On January 31, 2016, President Trump nominated Judge Neil Gorsuch of the Tenth Circuit to the United States Supreme Court. Jude Gorsuch received his law degree from Harvard Law School, and he is a former clerk to Justices Byron White and Anthony Kennedy.
Like Justice Scalia, whom he is in line to replace, Judge Gorsuch considers himself to be an originalist and a textualist. In a split with Justice Scalia, however, Judge Gorsuch does not agree that courts should defer to federal agencies in the interpretation of vague or ambiguous regulations (the so-called Chevron doctrine). This could have a noticeable impact on how the Court views regulations enforced by, for example, the SEC or the DOL.
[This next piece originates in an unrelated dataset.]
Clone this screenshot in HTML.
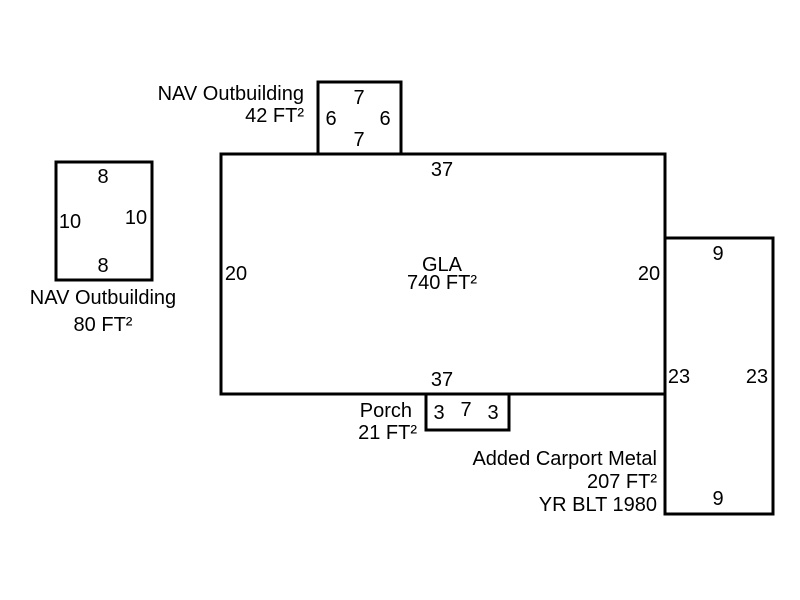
<!DOCTYPE html>
<html><head><style>body{margin:0;background:#fff}svg{display:block}text{font-family:"Liberation Sans",Arial,sans-serif;font-size:20px;fill:#000}</style></head>
<body>
<svg width="800" height="600" xmlns="http://www.w3.org/2000/svg">
<g fill="none" stroke="#000" stroke-width="3">
<rect x="56" y="162" width="96" height="118"/>
<rect x="318" y="82" width="83" height="72"/>
<rect x="221" y="154" width="444" height="240"/>
<rect x="665" y="238" width="108" height="276"/>
<rect x="426" y="394" width="83" height="36"/>
</g>
<g text-anchor="middle">
<text x="103" y="183">8</text>
<text x="103" y="272">8</text>
<text x="70" y="228">10</text>
<text x="136" y="224">10</text>
<text x="103" y="304">NAV Outbuilding</text>
<text x="103" y="331">80 FT²</text>
<text x="359" y="104">7</text>
<text x="359" y="146">7</text>
<text x="331" y="125">6</text>
<text x="385" y="125">6</text>
<text x="442" y="176">37</text>
<text x="442" y="386">37</text>
<text x="236" y="280">20</text>
<text x="649" y="280">20</text>
<text x="442" y="271">GLA</text>
<text x="442" y="289">740 FT²</text>
<text x="718" y="260">9</text>
<text x="718" y="505">9</text>
<text x="679" y="383">23</text>
<text x="757" y="383">23</text>
<text x="439" y="419">3</text>
<text x="466" y="416">7</text>
<text x="493" y="419">3</text>
</g>
<g text-anchor="end">
<text x="304" y="100">NAV Outbuilding</text>
<text x="304" y="122">42 FT²</text>
<text x="412" y="417">Porch</text>
<text x="417" y="439">21 FT²</text>
<text x="657" y="465">Added Carport Metal</text>
<text x="657" y="488">207 FT²</text>
<text x="657" y="511">YR BLT 1980</text>
</g>
</svg>
</body></html>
Briggs’ Financial Markets Group appeared before Judge Gorsuch in the case Sweesy v. Sun Life Assurance Co. of Canada, et al., 643 Fed.Appx.785 (Mar. 30, 2016). The opinion can be found here. Sweesy involved claims that an insurance agent systematically depleted the assets of a man suffering from Alzheimer’s by inducing him into giving her substantial loans and monetary gifts, and churning his annuities. Briggs’ Financial Markets Group represented one of the defendants. The district court dismissed the case on statute of limitations grounds, and the Plaintiff appealed to the Tenth Circuit.
Judge Gorsuch was very active at oral argument, asking many questions of both sides. The judges seemed clearly concerned with applying the “discovery rule” to a plaintiff with dementia, but also seemed to agree that the controlling law required that an objective, reasonable person standard be applied.
After oral argument, the Tenth Circuit took the matter under advisement for a year, until it affirmed the trial court’s decision.
Sweesy may be a good example of what participants in the financial markets can expect if the Senate confirms Judge Gorsuch’s nomination to the Supreme Court. Judge Gorsuch followed the strict letter of the law, and did not allow sympathetic facts to prevent a rigorous application of controlling precedent.